Tha plans, which will be outlined to unions across the globe this week ahead of the World Rugby elections in May, call for a 20-club tournament that mirrors the Rugby World Cup, featuring sides from the English Premiership, French Top 14, Pro14 and Super Rugby as well as one club from both the United States and Japan.
Laporte is running alongside World Rugby chairman Bill Beaumont in an effort to replace former Argentina international Agustin Pichot as vice-chairman, with Beaumont giving the proposal his full backing, and while the tournament is just an idea at this stage, Laporte made his intentions clear that it is where he sees the future of global club rugby going.
“The European competition is magnificent, with Toulon [as head coach] I was able to lift the trophy three times and I know what it can represent,” Laporte told French newspaper Midi Olympique.
“But let’s be frank, it does not generate enough income. If we want to develop this Club World Cup, we have to find dates. Without the Champions Cup, nine weekends are available.
“This is only a proposal, but I am sure of one thing: we must create this competition and very quickly. It could be a breath of fresh air for the whole of world rugby.”
The plan comes at a time when rugby union as a sport is facing a crisis due to the coronavirus outbreak. With all professional rugby currently suspended worldwide, clubs face losing significant sums of money that will undoubtedly bankrupt some of them, while unions are also facing difficult times ahead with large losses expected. Last week USA Rugby became the first union to declare itself bankrupt.

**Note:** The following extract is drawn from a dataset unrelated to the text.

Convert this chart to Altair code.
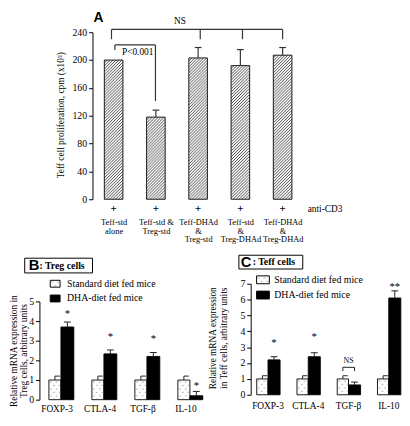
import json
from urllib.parse import quote
import altair as alt
import pandas as pd

SERIF = "Liberation Serif"
SANS = "Liberation Sans"

# ---------------- Panel A data ----------------
a_groups = ["Teff-std|alone", "Teff-std &|Treg-std", "Teff-DHAd|&|Treg-std",
            "Teff-std|&|Treg-DHAd", "Teff-DHAd|&|Treg-DHAd"]
a_values = [200, 118, 203, 192, 207]
a_err = [0, 10, 15, 23, 11]
a_y_ticks = [0, 40, 80, 120, 160, 200, 240]
a_stim = "anti-CD3"
a_ytitle = "Teff cell proliferation, cpm (x10³)"

ns_x = [0.95, 3.05, 4.05, 5.0]
ns_top = 244
ns_leg_end = 230
ns_label_x = [2.57]
ns_label_y = [256]

p_x = [1.03, 1.99]
p_top = 221.7
p_leg_end = [214.6, 141]
p_label_x = [1.57]
p_label_y = [211]

# ---------------- Panels B / C data ----------------
genes = ["FOXP-3", "CTLA-4", "TGF-β", "IL-10"]
series = ["Standard diet fed mice", "DHA-diet fed mice"]

b_std = [1.0, 1.0, 1.0, 1.0]
b_std_err = [0.2, 0.2, 0.2, 0.2]
b_dha = [3.7, 2.33, 2.2, 0.2]
b_dha_err = [0.25, 0.2, 0.2, 0.22]
b_sig = ["*", "*", "*", "*"]
b_sig_y = [4.45, 3.3, 3.2, 0.8]
b_ticks = [0, 1, 2, 3, 4, 5]

c_std = [1.0, 1.0, 1.0, 1.0]
c_std_err = [0.2, 0.2, 0.2, 0.2]
c_dha = [2.2, 2.4, 0.62, 6.1]
c_dha_err = [0.2, 0.25, 0.18, 0.45]
c_sig = ["*", "*", "NS", "**"]
c_sig_y = [3.4, 3.78, 2.23, 6.9]
c_ticks = [0, 1, 2, 3, 4, 5, 6, 7]
c_bracket_x = [2.86, 3.15]
c_bracket_top = 1.73
c_bracket_end = 1.49

# ---------------- fill patterns ----------------
HATCH_SVG = ("<svg xmlns='http://www.w3.org/2000/svg' width='100%' height='100%'>"
             "<defs><pattern id='h' width='3' height='3' patternUnits='userSpaceOnUse'>"
             "<rect width='3' height='3' fill='white'/>"
             "<path d='M-0.75,0.75L0.75,-0.75M0,3L3,0M2.25,3.75L3.75,2.25' stroke='#262626' stroke-width='0.85'/>"
             "</pattern></defs><rect width='100%' height='100%' fill='url(#h)'/></svg>")
HATCH = "data:image/svg+xml;charset=utf-8," + quote(HATCH_SVG)
DOTS_SVG = ("<svg xmlns='http://www.w3.org/2000/svg' width='100%' height='100%'>"
            "<defs><pattern id='d' width='6' height='7' patternUnits='userSpaceOnUse'>"
            "<circle cx='2' cy='2' r='0.6' fill='#555'/><circle cx='5' cy='5.5' r='0.6' fill='#555'/>"
            "</pattern></defs><rect width='100%' height='100%' fill='url(#d)'/></svg>")
DOTS = "data:image/svg+xml;charset=utf-8," + quote(DOTS_SVG)

# ---------------- Panel A ----------------
n_a = len(a_values)
dfa = pd.DataFrame({"idx": list(range(1, n_a + 1)), "label": a_groups,
                    "value": a_values, "err": a_err})
xsA = alt.Scale(domain=[0.5, n_a + 0.5], range=[54, 269], nice=False, zero=False)
ysA = alt.Scale(domain=[0, 240], nice=False, zero=True)
axA_x = alt.Axis(values=list(range(1, n_a + 1)),
                 labelExpr="split(" + json.dumps(a_groups) + "[datum.value - 1], '|')",
                 title=None, domain=False, ticks=False, labelPadding=19, labelFontSize=8.5,
                 labelLineHeight=8.5, labelAngle=0, labelBaseline="top", labelOverlap=False,
                 labelBound=False, labelFlush=False)
axA_y = alt.Axis(values=a_y_ticks, offset=-54, tickSize=4, labelPadding=2, labelFontSize=10,
                 title=a_ytitle, titleFontSize=9.5, titleX=-33, titleY=84,
                 titleBaseline="middle", titleAngle=270, titleAlign="center")


def XA(f):
    return alt.X(f, type="quantitative", scale=xsA, axis=axA_x)


def YA(f):
    return alt.Y(f, type="quantitative", scale=ysA, axis=axA_y)


baseA = alt.Chart(dfa).transform_calculate(
    lo="datum.idx - 0.22", hi="datum.idx + 0.22", zero="0",
    top="datum.value + datum.err", clo="datum.idx - 0.08", chi="datum.idx + 0.08")
rectA = dict(x=XA("lo"), x2="hi", y=YA("zero"), y2="value")
a_fill = baseA.mark_rect(fill="#8d8d8d").encode(**rectA)
a_hatch = baseA.mark_image(url=HATCH, aspect=False).encode(**rectA)
a_outline = baseA.mark_rect(filled=False, stroke="#1e1e1e", strokeWidth=1).encode(**rectA)
a_err_l = baseA.transform_filter("datum.err > 0").mark_rule(color="#333333", strokeWidth=1.2).encode(
    x=XA("idx"), y=YA("value"), y2="top")
a_cap = baseA.transform_filter("datum.err > 0").mark_rule(color="#333333", strokeWidth=1.2).encode(
    x=XA("clo"), x2="chi", y=YA("top"))
a_plus = baseA.mark_text(text="+", font=SERIF, fontSize=11, fontWeight="bold", color="black").encode(
    x=XA("idx"), y=alt.value(180))
a_stim_t = alt.Chart(pd.DataFrame({"t": [a_stim]})).mark_text(
    align="left", baseline="middle", font=SERIF, fontSize=9.5, color="black").encode(
    x=alt.value(273), y=alt.value(180), text="t:N")
a_letter = alt.Chart(pd.DataFrame({"t": ["A"]})).mark_text(
    align="left", baseline="middle", font=SANS, fontWeight="bold", fontSize=14, color="black").encode(
    x=alt.value(55), y=alt.value(-14), text="t:N")

ns_h = alt.Chart(pd.DataFrame({"x": [min(ns_x)], "x2": [max(ns_x)], "y": [ns_top]})).mark_rule(
    color="#333333", strokeWidth=1.2).encode(x=XA("x"), x2="x2", y=YA("y"))
ns_v = alt.Chart(pd.DataFrame({"x": ns_x, "y": [ns_top] * len(ns_x), "y2": [ns_leg_end] * len(ns_x)})).mark_rule(
    color="#333333", strokeWidth=1.2).encode(x=XA("x"), y=YA("y"), y2="y2")
ns_t = alt.Chart(pd.DataFrame({"x": ns_label_x, "y": ns_label_y, "t": ["NS"]})).mark_text(
    font=SERIF, fontSize=9.5, color="black", baseline="middle").encode(x=XA("x"), y=YA("y"), text="t:N")
p_h = alt.Chart(pd.DataFrame({"x": [p_x[0]], "x2": [p_x[1]], "y": [p_top]})).mark_rule(
    color="#333333", strokeWidth=1.2).encode(x=XA("x"), x2="x2", y=YA("y"))
p_v = alt.Chart(pd.DataFrame({"x": p_x, "y": [p_top] * 2, "y2": p_leg_end})).mark_rule(
    color="#333333", strokeWidth=1.2).encode(x=XA("x"), y=YA("y"), y2="y2")
p_t = alt.Chart(pd.DataFrame({"x": p_label_x, "y": p_label_y, "t": ["P<0.001"]})).mark_text(
    font=SERIF, fontSize=9.5, color="black", baseline="middle").encode(x=XA("x"), y=YA("y"), text="t:N")

panelA = alt.layer(a_fill, a_hatch, a_outline, a_err_l, a_cap, a_plus, a_stim_t, a_letter,
                   ns_h, ns_v, ns_t, p_h, p_v, p_t).properties(width=270, height=170)

fill_scale = alt.Scale(domain=series, range=["white", "black"])


# ---------------- Panels B / C ----------------
def expr_panel(letter, name, std, std_err, dha, dha_err, sig, sig_y, ticks, ydom, yrange, height,
               width, xdom, xrange, ytitle, title_x, title_y, title_lh, leg, box, letter_x,
               name_x, box_text_y, cap_std, cap_dha, lab_off, lab_pad, bracket=None):
    rows = []
    for i, g in enumerate(genes):
        rows.append({"idx": i + 1, "gene": g, "series": series[0], "value": std[i], "err": std_err[i]})
        rows.append({"idx": i + 1, "gene": g, "series": series[1], "value": dha[i], "err": dha_err[i]})
    df = pd.DataFrame(rows)
    s0 = json.dumps(series[0])
    base = alt.Chart(df).transform_calculate(
        st=f"datum.series == {s0}"
    ).transform_calculate(
        lo="datum.idx + (datum.st ? -0.28 : 0)",
        hi="datum.idx + (datum.st ? 0 : 0.3)",
        zero="0",
        top="datum.value + datum.err",
    ).transform_calculate(
        mid="(datum.lo + datum.hi) / 2"
    ).transform_calculate(
        clo=f"datum.st ? datum.mid : datum.mid - {cap_dha}",
        chi=f"datum.st ? datum.mid + {cap_std} : datum.mid + {cap_dha}",
    )
    xs = alt.Scale(domain=xdom, range=xrange, nice=False, zero=False)
    ykw = dict(domain=ydom, nice=False, zero=True)
    if yrange is not None:
        ykw["range"] = yrange
    ys = alt.Scale(**ykw)
    yax = alt.Axis(values=ticks, tickSize=4, labelPadding=2, labelFontSize=10, title=ytitle,
                   titleFontSize=9.5, titleLineHeight=title_lh, titleX=title_x, titleY=title_y,
                   titleBaseline="middle", titleAngle=270, titleAlign="center")

    def X(f):
        return alt.X(f, type="quantitative", scale=xs, axis=None)

    def Y(f):
        return alt.Y(f, type="quantitative", scale=ys, axis=yax)

    fill = alt.Fill("series:N", scale=fill_scale, legend=None)
    rect = dict(x=X("lo"), x2="hi", y=Y("zero"), y2="value")
    bars = base.mark_rect(stroke="black", strokeWidth=0.9).encode(fill=fill, **rect)
    dots = base.transform_filter("datum.st").mark_image(url=DOTS, aspect=False).encode(**rect)
    err = base.mark_rule(color="#222222", strokeWidth=1).encode(x=X("mid"), y=Y("value"), y2="top")
    cap = base.mark_rule(color="#222222", strokeWidth=1).encode(x=X("clo"), x2="chi", y=Y("top"))
    sdf = pd.DataFrame({"idx": list(range(1, len(genes) + 1)), "gene": genes, "sig": sig, "y": sig_y})
    sig_l = alt.Chart(sdf).transform_calculate(
        x="datum.idx + (datum.sig == 'NS' ? 0 : 0.15)"
    ).mark_text(font=SERIF, color="black", baseline="middle", dy=2).encode(
        x=X("x"), y=Y("y"), text="sig:N",
        size=alt.condition("datum.sig == 'NS'", alt.value(8), alt.value(11)))
    xlab = alt.Chart(sdf).mark_text(font=SERIF, fontSize=9.5, color="black", baseline="top",
                                    dx=lab_off).encode(
        x=X("idx"), y=alt.value(height + lab_pad), text="gene:N")
    layers = [bars, dots, err, cap, sig_l, xlab]
    if bracket is not None:
        bx, btop, bend = bracket
        layers.append(alt.Chart(pd.DataFrame({"x": [bx[0]], "x2": [bx[1]], "y": [btop]})).mark_rule(
            color="#222222", strokeWidth=1).encode(x=X("x"), x2="x2", y=Y("y")))
        layers.append(alt.Chart(pd.DataFrame({"x": bx, "y": [btop] * 2, "y2": [bend] * 2})).mark_rule(
            color="#222222", strokeWidth=1).encode(x=X("x"), y=Y("y"), y2="y2"))
    # legend (drawn from the same fill scale)
    sx0, sx1, cy, h, gap, tx = leg
    for k, s in enumerate(series):
        ldf = pd.DataFrame({"series": [s]})
        yy0, yy1 = cy - h / 2 + k * gap, cy + h / 2 + k * gap
        layers.append(alt.Chart(ldf).mark_rect(stroke="black", strokeWidth=1).encode(
            x=alt.value(sx0), x2=alt.value(sx1), y=alt.value(yy0), y2=alt.value(yy1),
            fill=alt.Fill("series:N", scale=fill_scale, legend=None)))
        if k == 0:
            layers.append(alt.Chart(ldf).mark_image(url=DOTS, aspect=False).encode(
                x=alt.value(sx0), x2=alt.value(sx1), y=alt.value(yy0), y2=alt.value(yy1)))
        layers.append(alt.Chart(ldf).mark_text(align="left", baseline="middle", font=SERIF,
                                               fontSize=10, color="black").encode(
            x=alt.value(tx), y=alt.value(cy + k * gap), text="series:N"))
    bdf = pd.DataFrame({"letter": [letter], "name": [name]})
    layers.append(alt.Chart(bdf).mark_rect(filled=False, stroke="black", strokeWidth=1).encode(
        x=alt.value(box[0]), x2=alt.value(box[1]), y=alt.value(box[2]), y2=alt.value(box[3])))
    layers.append(alt.Chart(bdf).mark_text(align="left", baseline="middle", font=SANS,
                                           fontWeight="bold", fontSize=15, color="black").encode(
        x=alt.value(letter_x), y=alt.value(box_text_y), text="letter:N"))
    layers.append(alt.Chart(bdf).mark_text(align="left", baseline="middle", font=SERIF,
                                           fontWeight="bold", fontSize=10, color="black").encode(
        x=alt.value(name_x), y=alt.value(box_text_y), text="name:N"))
    return alt.layer(*layers).properties(width=width, height=height)


panelB = expr_panel("B", ": Treg cells", b_std, b_std_err, b_dha, b_dha_err, b_sig, b_sig_y,
                    b_ticks, [0, 5], [118, 18], 118, 165, [0.5, 4.5], [0, 175],
                    ["Relative mRNA expression in", "Treg cells, arbitrary units"], -26.5, 68, 10.5,
                    (11, 21, 0, 7, 15, 28), (-15, 54, -26, -11), -11, 0, -18.5,
                    0.114, 0.08, -4, 5)
panelC = expr_panel("C", ": Teff cells", c_std, c_std_err, c_dha, c_dha_err, c_sig, c_sig_y,
                    c_ticks, [0, 7], None, 113, 150, [0.57, 4.5], [0, 161],
                    ["Relative mRNA expression", "in Teff cells, arbitrary units"], -39, 55, 11.5,
                    (6, 19, -4, 8, 15.5, 24), (-12, 53, -29, -15), -10, 2, -22,
                    0.12, 0.085, 0, 6,
                    bracket=(c_bracket_x, c_bracket_top, c_bracket_end))

row = alt.hconcat(panelB, panelC, spacing=4)
chart = alt.vconcat(panelA, row, spacing=11).properties(padding=0).configure_view(
    stroke=None).configure_axis(
    grid=False, labelFont=SERIF, titleFont=SERIF, labelColor="black", titleColor="black",
    domainColor="black", tickColor="black", titleFontWeight="normal", domainWidth=1, tickWidth=1)

chart.save("out.html", embed_options={"renderer": "svg", "actions": False})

As a result, talks are underway between leading union bosses about restructuring the game for the good of the sport, which could finally see a global calendar introduced that is not built based on the interest of individuals but trying to take universal decisions where possible. A lot of those talks will be between northern and southern hemisphere sides who currently do not match up on the calendar, though a Club World Cup could go a long way towards helping those negotiations.
However, any new tournament will need financial backing and support given what Laporte aims to achieve with it, with sponsorship proving hard to come by currently in club rugby that has led to many turning to private equity firm CVC Capital Partners for investment.
“All are excited by such a project,” Laporte added. “The goal of my approach is to find the income that will allow (unions) to finance both the professional and amateur world.
“This crisis must push us to be innovative. Let’s make this new competition. I am sure that the public and television will follow.”
The RFU is expecting to lose up to £50 million over the next 18 months because of the coronavirus pandemic and the cost of the Rugby World Cup, while the New Zealand Rugby Union is expecting similar losses of around $50m (£24.1m). Laporte added that he has privately discussed the proposal already with RFU chief executive Bill Sweeney, as well as club bosses in the Top 14.